Set down the data below from its first line to the line holding "import pandas as pd", inclusive; omit all pictures.

====================

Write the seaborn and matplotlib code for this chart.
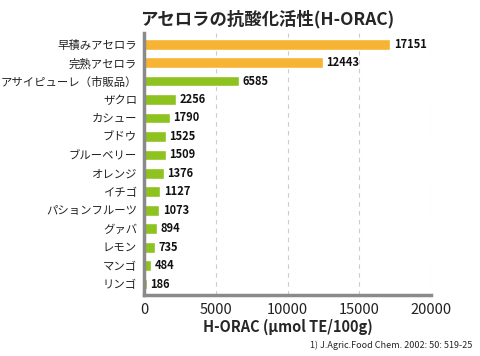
import matplotlib
matplotlib.use("Agg")
import matplotlib.pyplot as plt
import seaborn as sns
import pandas as pd

# data
fruits = ['早積みアセロラ', '完熟アセロラ', 'アサイピューレ（市販品）', 'ザクロ', 'カシュー', 'ブドウ',
          'ブルーベリー', 'オレンジ', 'イチゴ', 'パションフルーツ', 'グァバ', 'レモン', 'マンゴ', 'リンゴ']
orac = [17151, 12443, 6585, 2256, 1790, 1525, 1509, 1376, 1127, 1073, 894, 735, 484, 186]
group = ['acerola', 'acerola'] + ['other'] * 12

df = pd.DataFrame({'fruit': fruits, 'orac': orac, 'group': group})

sns.set_style('white')
plt.rcParams['font.family'] = ['Noto Sans CJK JP', 'DejaVu Sans']

fig = plt.figure(figsize=(4.8, 3.56), dpi=100)
ax = fig.add_axes([0.30, 0.171, 0.598, 0.736])

palette = {'acerola': '#F7B334', 'other': '#8DC21F'}
sns.barplot(data=df, x='orac', y='fruit', hue='group', palette=palette,
            dodge=False, width=0.58, saturation=1, legend=False, ax=ax)

ax.set_xlim(0, 20000)
ax.set_xticks([0, 5000, 10000, 15000, 20000])
ax.set_ylim(13.6, -0.6)
ax.xaxis.grid(True, linestyle=(0, (4, 4)), color='#cccccc', linewidth=0.8)
ax.set_axisbelow(True)

for s in ['top', 'right']:
    ax.spines[s].set_visible(False)
for s in ['left', 'bottom']:
    ax.spines[s].set_color('#8a8a8a')
    ax.spines[s].set_linewidth(2.5)

ax.tick_params(axis='y', length=0, labelsize=8.2, colors='#222222', pad=5)
ax.tick_params(axis='x', length=0, pad=6, labelsize=10.5, colors='#222222')

for i, v in enumerate(orac):
    ax.text(v + 250, i, str(v), va='center', ha='left', fontsize=8,
            fontweight='bold', color='#111111')

ax.set_ylabel('')
ax.set_xlabel('H-ORAC (μmol TE/100g)', fontsize=10.5, fontweight='bold', labelpad=1)

fig.text(0.556, 0.945, 'アセロラの抗酸化活性(H-ORAC)', ha='center', va='center',
         fontsize=12.5, fontweight='bold')
fig.text(0.985, 0.03, '1) J.Agric.Food Chem. 2002: 50: 519-25', ha='right',
         va='center', fontsize=6.5)

fig.savefig('out.png', dpi=100)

====================

> **Result of this task**:
Write the seaborn and matplotlib code for this chart.
import matplotlib
matplotlib.use("Agg")
import matplotlib.pyplot as plt
import seaborn as sns
import pandas as pd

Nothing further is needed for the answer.